• **The problem**:
Every line from the one with "Output the Python" to the one with "ev_horas = [0.267, 5.95, 10.45, 12.467, 18.45, 20.45]", including those two, is to be copied exactly; all other lines of the entries below are left out.

• **Data for the task**:
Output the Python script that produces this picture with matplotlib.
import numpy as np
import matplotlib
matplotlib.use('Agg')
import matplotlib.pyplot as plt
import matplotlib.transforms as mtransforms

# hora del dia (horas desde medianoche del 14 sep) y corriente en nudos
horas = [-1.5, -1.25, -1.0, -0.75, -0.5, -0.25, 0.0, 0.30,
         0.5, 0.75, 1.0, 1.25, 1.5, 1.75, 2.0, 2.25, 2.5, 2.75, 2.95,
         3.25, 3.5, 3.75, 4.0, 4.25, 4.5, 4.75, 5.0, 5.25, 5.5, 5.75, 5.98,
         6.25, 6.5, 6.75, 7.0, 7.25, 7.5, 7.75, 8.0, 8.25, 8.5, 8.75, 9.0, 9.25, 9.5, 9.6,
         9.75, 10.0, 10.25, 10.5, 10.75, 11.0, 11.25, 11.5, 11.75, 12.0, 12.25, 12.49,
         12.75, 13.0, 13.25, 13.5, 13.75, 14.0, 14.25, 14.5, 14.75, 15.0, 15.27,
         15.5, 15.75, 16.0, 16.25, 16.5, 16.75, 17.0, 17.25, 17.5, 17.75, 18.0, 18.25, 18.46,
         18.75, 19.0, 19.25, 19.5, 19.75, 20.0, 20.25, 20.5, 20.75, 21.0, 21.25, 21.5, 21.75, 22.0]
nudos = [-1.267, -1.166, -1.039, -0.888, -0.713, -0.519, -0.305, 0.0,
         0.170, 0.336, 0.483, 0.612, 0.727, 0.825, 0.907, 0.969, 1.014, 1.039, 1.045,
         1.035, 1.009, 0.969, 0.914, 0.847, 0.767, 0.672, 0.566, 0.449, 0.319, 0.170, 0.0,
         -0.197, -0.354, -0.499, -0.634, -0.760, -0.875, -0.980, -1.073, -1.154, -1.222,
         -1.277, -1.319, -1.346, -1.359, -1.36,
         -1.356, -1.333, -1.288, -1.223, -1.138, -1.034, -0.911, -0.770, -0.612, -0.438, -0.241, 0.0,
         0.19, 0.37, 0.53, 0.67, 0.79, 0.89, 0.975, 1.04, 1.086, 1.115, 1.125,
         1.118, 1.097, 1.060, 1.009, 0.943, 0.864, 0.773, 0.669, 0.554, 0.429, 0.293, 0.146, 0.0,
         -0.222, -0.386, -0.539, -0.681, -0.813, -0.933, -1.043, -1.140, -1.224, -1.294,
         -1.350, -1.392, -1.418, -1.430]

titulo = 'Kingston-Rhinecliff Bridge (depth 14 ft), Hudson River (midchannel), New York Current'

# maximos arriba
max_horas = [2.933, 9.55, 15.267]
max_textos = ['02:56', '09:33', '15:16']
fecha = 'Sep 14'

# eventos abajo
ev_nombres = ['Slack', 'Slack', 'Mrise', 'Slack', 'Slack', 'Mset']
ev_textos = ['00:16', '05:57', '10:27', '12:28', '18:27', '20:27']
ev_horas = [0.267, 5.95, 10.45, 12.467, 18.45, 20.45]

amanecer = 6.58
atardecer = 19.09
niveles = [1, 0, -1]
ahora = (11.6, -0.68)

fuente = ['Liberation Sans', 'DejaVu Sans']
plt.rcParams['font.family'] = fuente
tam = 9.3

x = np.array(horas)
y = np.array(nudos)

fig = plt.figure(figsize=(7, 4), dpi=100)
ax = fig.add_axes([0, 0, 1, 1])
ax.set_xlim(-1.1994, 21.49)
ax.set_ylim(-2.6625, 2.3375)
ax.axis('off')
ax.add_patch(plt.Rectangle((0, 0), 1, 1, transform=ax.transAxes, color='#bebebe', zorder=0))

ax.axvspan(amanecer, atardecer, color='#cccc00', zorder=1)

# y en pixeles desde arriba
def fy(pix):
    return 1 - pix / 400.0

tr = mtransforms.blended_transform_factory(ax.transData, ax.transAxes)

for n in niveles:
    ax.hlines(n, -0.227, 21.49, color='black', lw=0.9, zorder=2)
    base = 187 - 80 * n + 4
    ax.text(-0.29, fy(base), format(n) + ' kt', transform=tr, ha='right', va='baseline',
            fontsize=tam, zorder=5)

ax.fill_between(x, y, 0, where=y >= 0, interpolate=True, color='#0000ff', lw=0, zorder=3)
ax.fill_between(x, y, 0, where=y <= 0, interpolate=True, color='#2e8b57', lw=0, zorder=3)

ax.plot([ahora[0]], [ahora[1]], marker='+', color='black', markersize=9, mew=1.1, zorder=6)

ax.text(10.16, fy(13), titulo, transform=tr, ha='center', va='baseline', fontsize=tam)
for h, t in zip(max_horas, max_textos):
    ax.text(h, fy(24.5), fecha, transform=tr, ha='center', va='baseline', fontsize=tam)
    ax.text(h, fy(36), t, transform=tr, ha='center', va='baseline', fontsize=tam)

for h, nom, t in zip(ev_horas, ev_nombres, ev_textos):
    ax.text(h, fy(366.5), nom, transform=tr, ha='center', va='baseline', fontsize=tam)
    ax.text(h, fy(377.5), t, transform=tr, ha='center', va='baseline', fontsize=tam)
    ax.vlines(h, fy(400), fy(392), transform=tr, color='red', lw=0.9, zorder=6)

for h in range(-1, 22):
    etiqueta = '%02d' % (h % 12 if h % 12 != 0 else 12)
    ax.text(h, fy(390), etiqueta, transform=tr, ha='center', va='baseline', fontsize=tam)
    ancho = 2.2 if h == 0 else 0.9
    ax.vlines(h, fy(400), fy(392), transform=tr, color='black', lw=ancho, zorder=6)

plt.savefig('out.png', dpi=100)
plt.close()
* * *
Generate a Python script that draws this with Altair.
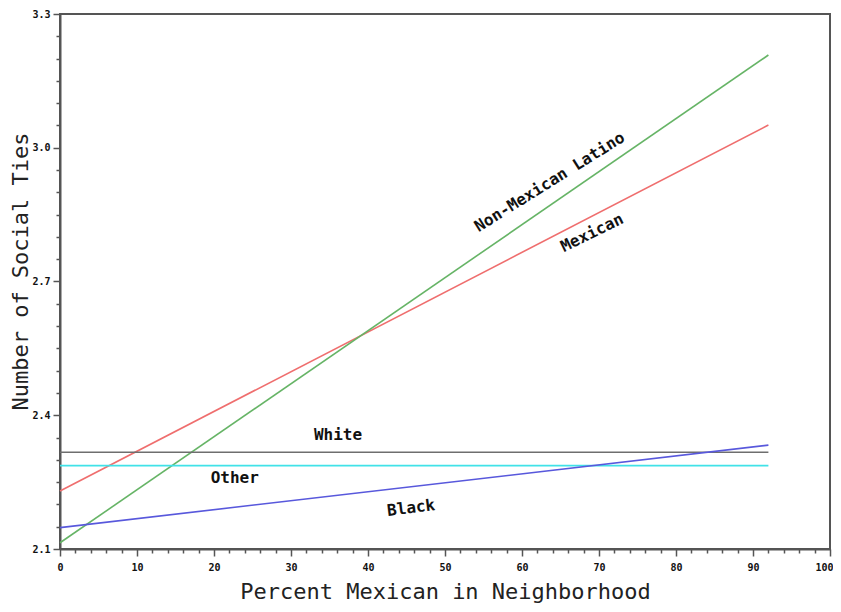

• **Full output**:
Output the Python script that produces this picture with matplotlib.
import numpy as np
import matplotlib
matplotlib.use('Agg')
import matplotlib.pyplot as plt
import matplotlib.transforms as mtransforms

# hora del dia (horas desde medianoche del 14 sep) y corriente en nudos
horas = [-1.5, -1.25, -1.0, -0.75, -0.5, -0.25, 0.0, 0.30,
         0.5, 0.75, 1.0, 1.25, 1.5, 1.75, 2.0, 2.25, 2.5, 2.75, 2.95,
         3.25, 3.5, 3.75, 4.0, 4.25, 4.5, 4.75, 5.0, 5.25, 5.5, 5.75, 5.98,
         6.25, 6.5, 6.75, 7.0, 7.25, 7.5, 7.75, 8.0, 8.25, 8.5, 8.75, 9.0, 9.25, 9.5, 9.6,
         9.75, 10.0, 10.25, 10.5, 10.75, 11.0, 11.25, 11.5, 11.75, 12.0, 12.25, 12.49,
         12.75, 13.0, 13.25, 13.5, 13.75, 14.0, 14.25, 14.5, 14.75, 15.0, 15.27,
         15.5, 15.75, 16.0, 16.25, 16.5, 16.75, 17.0, 17.25, 17.5, 17.75, 18.0, 18.25, 18.46,
         18.75, 19.0, 19.25, 19.5, 19.75, 20.0, 20.25, 20.5, 20.75, 21.0, 21.25, 21.5, 21.75, 22.0]
nudos = [-1.267, -1.166, -1.039, -0.888, -0.713, -0.519, -0.305, 0.0,
         0.170, 0.336, 0.483, 0.612, 0.727, 0.825, 0.907, 0.969, 1.014, 1.039, 1.045,
         1.035, 1.009, 0.969, 0.914, 0.847, 0.767, 0.672, 0.566, 0.449, 0.319, 0.170, 0.0,
         -0.197, -0.354, -0.499, -0.634, -0.760, -0.875, -0.980, -1.073, -1.154, -1.222,
         -1.277, -1.319, -1.346, -1.359, -1.36,
         -1.356, -1.333, -1.288, -1.223, -1.138, -1.034, -0.911, -0.770, -0.612, -0.438, -0.241, 0.0,
         0.19, 0.37, 0.53, 0.67, 0.79, 0.89, 0.975, 1.04, 1.086, 1.115, 1.125,
         1.118, 1.097, 1.060, 1.009, 0.943, 0.864, 0.773, 0.669, 0.554, 0.429, 0.293, 0.146, 0.0,
         -0.222, -0.386, -0.539, -0.681, -0.813, -0.933, -1.043, -1.140, -1.224, -1.294,
         -1.350, -1.392, -1.418, -1.430]

titulo = 'Kingston-Rhinecliff Bridge (depth 14 ft), Hudson River (midchannel), New York Current'

# maximos arriba
max_horas = [2.933, 9.55, 15.267]
max_textos = ['02:56', '09:33', '15:16']
fecha = 'Sep 14'

# eventos abajo
ev_nombres = ['Slack', 'Slack', 'Mrise', 'Slack', 'Slack', 'Mset']
ev_textos = ['00:16', '05:57', '10:27', '12:28', '18:27', '20:27']
ev_horas = [0.267, 5.95, 10.45, 12.467, 18.45, 20.45]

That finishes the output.